═══ Task inputs ═══

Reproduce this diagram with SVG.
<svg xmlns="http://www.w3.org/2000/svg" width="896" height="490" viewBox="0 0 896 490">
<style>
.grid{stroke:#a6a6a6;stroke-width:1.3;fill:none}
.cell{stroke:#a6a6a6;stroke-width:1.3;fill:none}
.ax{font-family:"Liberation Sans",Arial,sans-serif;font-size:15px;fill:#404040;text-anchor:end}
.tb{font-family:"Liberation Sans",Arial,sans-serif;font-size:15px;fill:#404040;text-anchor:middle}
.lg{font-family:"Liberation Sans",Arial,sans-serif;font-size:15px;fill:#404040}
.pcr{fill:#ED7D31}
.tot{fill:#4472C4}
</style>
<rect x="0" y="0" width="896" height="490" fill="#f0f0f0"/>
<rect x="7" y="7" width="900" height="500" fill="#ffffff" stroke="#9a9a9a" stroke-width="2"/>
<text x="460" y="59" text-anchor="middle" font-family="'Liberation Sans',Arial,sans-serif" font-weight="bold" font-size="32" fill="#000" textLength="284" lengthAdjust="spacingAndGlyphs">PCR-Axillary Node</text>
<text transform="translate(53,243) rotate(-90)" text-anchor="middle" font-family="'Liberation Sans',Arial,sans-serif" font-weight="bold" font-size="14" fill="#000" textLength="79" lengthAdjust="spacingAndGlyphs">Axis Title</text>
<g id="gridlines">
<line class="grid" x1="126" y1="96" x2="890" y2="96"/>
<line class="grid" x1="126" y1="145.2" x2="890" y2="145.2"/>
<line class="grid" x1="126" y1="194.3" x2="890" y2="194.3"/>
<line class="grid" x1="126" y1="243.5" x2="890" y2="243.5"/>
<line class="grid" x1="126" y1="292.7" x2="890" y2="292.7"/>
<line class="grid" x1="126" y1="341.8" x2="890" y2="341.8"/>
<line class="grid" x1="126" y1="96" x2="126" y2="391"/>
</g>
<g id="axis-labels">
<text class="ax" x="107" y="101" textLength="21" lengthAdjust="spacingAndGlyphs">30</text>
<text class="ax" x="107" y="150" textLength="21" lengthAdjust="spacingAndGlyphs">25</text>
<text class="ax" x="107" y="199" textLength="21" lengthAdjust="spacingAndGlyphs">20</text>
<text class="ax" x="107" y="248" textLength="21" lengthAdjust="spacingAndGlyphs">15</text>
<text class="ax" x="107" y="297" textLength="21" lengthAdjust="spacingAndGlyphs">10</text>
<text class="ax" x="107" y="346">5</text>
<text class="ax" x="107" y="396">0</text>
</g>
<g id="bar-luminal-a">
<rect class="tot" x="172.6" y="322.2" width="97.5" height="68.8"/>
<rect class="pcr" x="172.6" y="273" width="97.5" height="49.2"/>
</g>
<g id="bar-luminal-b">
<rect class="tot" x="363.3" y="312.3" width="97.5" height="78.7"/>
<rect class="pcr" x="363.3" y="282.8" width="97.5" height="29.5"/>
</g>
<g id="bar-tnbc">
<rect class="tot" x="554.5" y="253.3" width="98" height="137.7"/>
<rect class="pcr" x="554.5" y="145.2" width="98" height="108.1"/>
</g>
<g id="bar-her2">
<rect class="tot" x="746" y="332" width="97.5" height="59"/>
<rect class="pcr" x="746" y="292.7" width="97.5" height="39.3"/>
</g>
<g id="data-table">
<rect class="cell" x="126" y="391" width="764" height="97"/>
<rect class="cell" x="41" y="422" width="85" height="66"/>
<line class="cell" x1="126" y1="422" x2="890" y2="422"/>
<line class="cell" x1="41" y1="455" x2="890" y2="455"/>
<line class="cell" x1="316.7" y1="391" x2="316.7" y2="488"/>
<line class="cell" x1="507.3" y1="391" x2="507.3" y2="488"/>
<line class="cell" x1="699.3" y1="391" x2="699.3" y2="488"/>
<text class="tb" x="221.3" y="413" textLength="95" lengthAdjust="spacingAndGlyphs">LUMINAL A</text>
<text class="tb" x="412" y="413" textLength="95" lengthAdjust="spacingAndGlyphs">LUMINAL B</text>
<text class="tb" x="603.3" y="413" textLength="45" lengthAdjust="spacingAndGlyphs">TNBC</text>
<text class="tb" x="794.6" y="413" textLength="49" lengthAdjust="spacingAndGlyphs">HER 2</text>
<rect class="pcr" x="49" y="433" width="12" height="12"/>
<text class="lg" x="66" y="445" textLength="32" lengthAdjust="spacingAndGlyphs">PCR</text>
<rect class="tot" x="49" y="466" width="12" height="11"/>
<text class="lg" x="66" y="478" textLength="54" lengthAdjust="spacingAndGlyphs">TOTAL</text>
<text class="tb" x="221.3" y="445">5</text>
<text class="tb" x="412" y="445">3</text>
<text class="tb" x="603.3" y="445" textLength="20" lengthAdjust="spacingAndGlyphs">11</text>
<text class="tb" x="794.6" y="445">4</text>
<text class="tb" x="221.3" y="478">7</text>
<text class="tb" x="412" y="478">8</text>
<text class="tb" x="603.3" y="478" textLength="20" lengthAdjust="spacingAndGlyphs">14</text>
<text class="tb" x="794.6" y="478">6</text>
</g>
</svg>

═══
═══ Task inputs ═══

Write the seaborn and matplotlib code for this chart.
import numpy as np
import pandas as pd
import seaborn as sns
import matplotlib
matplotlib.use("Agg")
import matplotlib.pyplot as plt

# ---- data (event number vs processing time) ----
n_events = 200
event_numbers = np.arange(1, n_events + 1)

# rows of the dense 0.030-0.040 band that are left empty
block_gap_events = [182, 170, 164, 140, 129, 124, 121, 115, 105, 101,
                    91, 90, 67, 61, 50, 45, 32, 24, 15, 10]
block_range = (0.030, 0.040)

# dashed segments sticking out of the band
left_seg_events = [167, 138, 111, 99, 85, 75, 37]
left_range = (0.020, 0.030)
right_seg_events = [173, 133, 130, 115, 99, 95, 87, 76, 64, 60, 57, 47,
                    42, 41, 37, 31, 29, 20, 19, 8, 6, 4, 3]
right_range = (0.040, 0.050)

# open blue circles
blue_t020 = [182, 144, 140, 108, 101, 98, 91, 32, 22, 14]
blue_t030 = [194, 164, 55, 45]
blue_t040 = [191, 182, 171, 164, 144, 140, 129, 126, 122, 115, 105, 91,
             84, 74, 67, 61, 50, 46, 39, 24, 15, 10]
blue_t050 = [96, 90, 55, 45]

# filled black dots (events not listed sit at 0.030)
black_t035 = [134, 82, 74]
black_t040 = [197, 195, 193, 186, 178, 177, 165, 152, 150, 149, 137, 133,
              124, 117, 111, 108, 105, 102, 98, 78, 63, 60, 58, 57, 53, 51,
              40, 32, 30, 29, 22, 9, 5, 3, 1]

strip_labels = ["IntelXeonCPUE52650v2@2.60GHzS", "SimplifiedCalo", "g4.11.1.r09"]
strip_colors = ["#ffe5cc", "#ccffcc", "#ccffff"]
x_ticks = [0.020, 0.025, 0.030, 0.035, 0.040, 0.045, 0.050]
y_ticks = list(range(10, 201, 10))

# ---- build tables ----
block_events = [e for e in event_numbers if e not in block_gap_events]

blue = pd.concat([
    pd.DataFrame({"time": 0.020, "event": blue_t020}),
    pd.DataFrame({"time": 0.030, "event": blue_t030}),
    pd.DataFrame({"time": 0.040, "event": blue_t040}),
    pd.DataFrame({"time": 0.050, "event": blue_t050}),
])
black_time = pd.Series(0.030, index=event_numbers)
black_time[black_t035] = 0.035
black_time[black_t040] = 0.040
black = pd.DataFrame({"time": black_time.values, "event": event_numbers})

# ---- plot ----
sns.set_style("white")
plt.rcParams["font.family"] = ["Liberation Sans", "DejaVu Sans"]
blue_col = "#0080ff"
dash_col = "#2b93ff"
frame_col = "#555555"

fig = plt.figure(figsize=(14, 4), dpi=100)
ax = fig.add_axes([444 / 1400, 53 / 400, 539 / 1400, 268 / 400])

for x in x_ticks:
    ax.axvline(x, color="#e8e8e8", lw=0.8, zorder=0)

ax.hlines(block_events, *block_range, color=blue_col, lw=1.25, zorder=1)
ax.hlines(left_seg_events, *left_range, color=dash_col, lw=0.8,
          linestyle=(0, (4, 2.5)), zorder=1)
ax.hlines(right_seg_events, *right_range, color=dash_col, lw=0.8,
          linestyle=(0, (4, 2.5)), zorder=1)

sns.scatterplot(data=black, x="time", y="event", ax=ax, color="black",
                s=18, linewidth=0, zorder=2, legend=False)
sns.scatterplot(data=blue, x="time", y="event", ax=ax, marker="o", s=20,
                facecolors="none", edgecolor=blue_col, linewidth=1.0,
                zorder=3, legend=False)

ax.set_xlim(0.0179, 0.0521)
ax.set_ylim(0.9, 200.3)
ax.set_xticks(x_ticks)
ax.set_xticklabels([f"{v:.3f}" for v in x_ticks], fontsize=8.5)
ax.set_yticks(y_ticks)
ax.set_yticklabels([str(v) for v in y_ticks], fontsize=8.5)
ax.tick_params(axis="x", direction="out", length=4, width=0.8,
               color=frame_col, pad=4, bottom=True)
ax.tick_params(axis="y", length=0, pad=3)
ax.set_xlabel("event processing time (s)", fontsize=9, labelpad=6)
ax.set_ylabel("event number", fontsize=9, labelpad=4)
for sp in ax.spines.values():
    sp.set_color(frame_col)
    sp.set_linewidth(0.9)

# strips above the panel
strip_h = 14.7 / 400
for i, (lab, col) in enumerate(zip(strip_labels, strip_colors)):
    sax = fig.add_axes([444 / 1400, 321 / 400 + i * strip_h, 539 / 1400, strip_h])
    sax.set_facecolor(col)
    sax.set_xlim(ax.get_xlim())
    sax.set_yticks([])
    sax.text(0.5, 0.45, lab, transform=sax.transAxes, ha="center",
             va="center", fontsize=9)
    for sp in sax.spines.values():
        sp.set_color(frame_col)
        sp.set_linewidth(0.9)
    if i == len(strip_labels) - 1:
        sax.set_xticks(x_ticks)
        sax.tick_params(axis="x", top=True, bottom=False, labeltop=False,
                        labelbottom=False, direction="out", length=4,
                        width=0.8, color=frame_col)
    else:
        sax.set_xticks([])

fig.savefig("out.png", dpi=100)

═══
═══ Task inputs ═══

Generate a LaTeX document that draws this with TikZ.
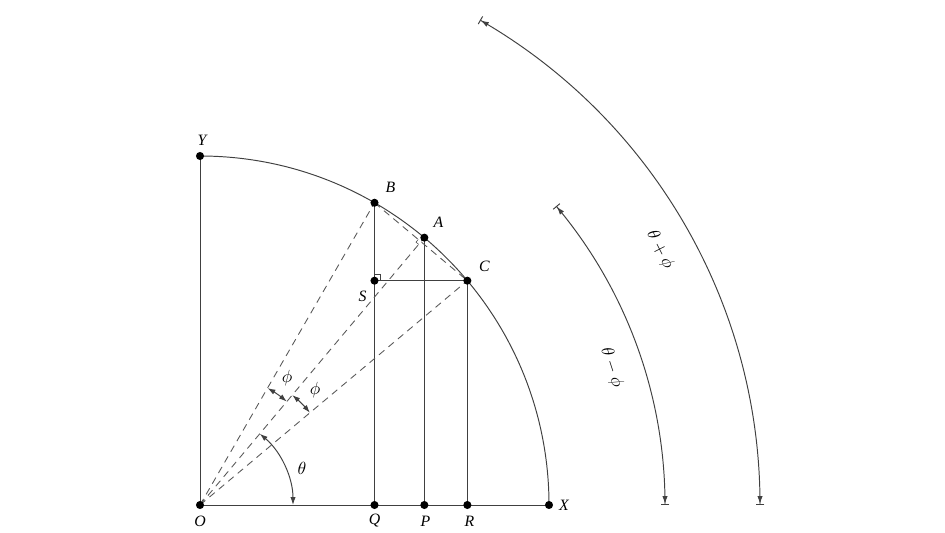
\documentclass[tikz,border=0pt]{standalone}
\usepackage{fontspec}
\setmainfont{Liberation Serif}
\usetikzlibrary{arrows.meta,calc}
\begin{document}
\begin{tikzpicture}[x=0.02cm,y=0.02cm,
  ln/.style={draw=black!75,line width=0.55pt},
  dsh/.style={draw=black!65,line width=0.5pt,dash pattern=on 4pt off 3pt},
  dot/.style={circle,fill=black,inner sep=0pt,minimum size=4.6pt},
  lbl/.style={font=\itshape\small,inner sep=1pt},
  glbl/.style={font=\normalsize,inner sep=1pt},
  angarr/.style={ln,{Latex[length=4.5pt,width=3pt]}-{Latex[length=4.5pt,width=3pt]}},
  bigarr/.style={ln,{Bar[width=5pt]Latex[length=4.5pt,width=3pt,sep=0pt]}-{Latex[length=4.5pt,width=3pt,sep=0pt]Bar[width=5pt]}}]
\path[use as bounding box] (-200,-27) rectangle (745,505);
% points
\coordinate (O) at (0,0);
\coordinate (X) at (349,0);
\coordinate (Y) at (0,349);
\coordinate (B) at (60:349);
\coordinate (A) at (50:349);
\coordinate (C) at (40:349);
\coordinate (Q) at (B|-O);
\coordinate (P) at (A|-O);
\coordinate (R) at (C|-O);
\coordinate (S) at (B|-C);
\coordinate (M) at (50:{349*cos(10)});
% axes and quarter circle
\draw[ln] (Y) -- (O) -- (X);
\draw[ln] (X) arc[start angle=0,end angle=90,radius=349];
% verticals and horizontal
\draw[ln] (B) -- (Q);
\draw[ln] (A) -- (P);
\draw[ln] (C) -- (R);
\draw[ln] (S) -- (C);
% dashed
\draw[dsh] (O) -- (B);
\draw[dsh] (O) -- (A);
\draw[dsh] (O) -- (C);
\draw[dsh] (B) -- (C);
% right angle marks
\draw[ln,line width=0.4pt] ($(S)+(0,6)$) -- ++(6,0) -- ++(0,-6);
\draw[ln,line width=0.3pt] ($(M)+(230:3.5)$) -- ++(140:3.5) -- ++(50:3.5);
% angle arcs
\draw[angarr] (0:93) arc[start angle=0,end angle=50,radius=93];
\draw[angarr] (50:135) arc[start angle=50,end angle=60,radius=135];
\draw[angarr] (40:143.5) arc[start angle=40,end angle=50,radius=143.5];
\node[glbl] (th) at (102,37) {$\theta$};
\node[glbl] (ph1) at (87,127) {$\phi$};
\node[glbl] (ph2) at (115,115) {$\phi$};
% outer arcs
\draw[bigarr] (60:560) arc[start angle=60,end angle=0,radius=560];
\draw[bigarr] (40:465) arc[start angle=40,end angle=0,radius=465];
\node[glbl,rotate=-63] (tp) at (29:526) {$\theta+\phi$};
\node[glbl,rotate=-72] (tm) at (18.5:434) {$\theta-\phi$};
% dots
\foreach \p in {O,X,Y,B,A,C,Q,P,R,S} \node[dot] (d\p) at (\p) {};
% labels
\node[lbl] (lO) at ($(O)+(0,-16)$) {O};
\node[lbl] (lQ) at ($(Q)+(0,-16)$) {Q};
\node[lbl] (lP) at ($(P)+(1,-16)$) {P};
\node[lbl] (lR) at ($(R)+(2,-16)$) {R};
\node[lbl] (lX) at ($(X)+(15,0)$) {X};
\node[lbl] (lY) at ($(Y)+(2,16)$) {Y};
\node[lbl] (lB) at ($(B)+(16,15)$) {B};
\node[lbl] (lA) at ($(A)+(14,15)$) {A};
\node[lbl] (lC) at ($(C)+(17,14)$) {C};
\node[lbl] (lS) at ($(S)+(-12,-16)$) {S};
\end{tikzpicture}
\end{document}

═══

**Work to complete**. Extract exactly the run of lines beginning at the line with "Write the seaborn" and ending at the line with "40, 32, 30, 29, 22, 9, 5, 3, 1]", including both ends and nothing beyond them.

**Completed exercise**.
Write the seaborn and matplotlib code for this chart.
import numpy as np
import pandas as pd
import seaborn as sns
import matplotlib
matplotlib.use("Agg")
import matplotlib.pyplot as plt

# ---- data (event number vs processing time) ----
n_events = 200
event_numbers = np.arange(1, n_events + 1)

# rows of the dense 0.030-0.040 band that are left empty
block_gap_events = [182, 170, 164, 140, 129, 124, 121, 115, 105, 101,
                    91, 90, 67, 61, 50, 45, 32, 24, 15, 10]
block_range = (0.030, 0.040)

# dashed segments sticking out of the band
left_seg_events = [167, 138, 111, 99, 85, 75, 37]
left_range = (0.020, 0.030)
right_seg_events = [173, 133, 130, 115, 99, 95, 87, 76, 64, 60, 57, 47,
                    42, 41, 37, 31, 29, 20, 19, 8, 6, 4, 3]
right_range = (0.040, 0.050)

# open blue circles
blue_t020 = [182, 144, 140, 108, 101, 98, 91, 32, 22, 14]
blue_t030 = [194, 164, 55, 45]
blue_t040 = [191, 182, 171, 164, 144, 140, 129, 126, 122, 115, 105, 91,
             84, 74, 67, 61, 50, 46, 39, 24, 15, 10]
blue_t050 = [96, 90, 55, 45]

# filled black dots (events not listed sit at 0.030)
black_t035 = [134, 82, 74]
black_t040 = [197, 195, 193, 186, 178, 177, 165, 152, 150, 149, 137, 133,
              124, 117, 111, 108, 105, 102, 98, 78, 63, 60, 58, 57, 53, 51,
              40, 32, 30, 29, 22, 9, 5, 3, 1]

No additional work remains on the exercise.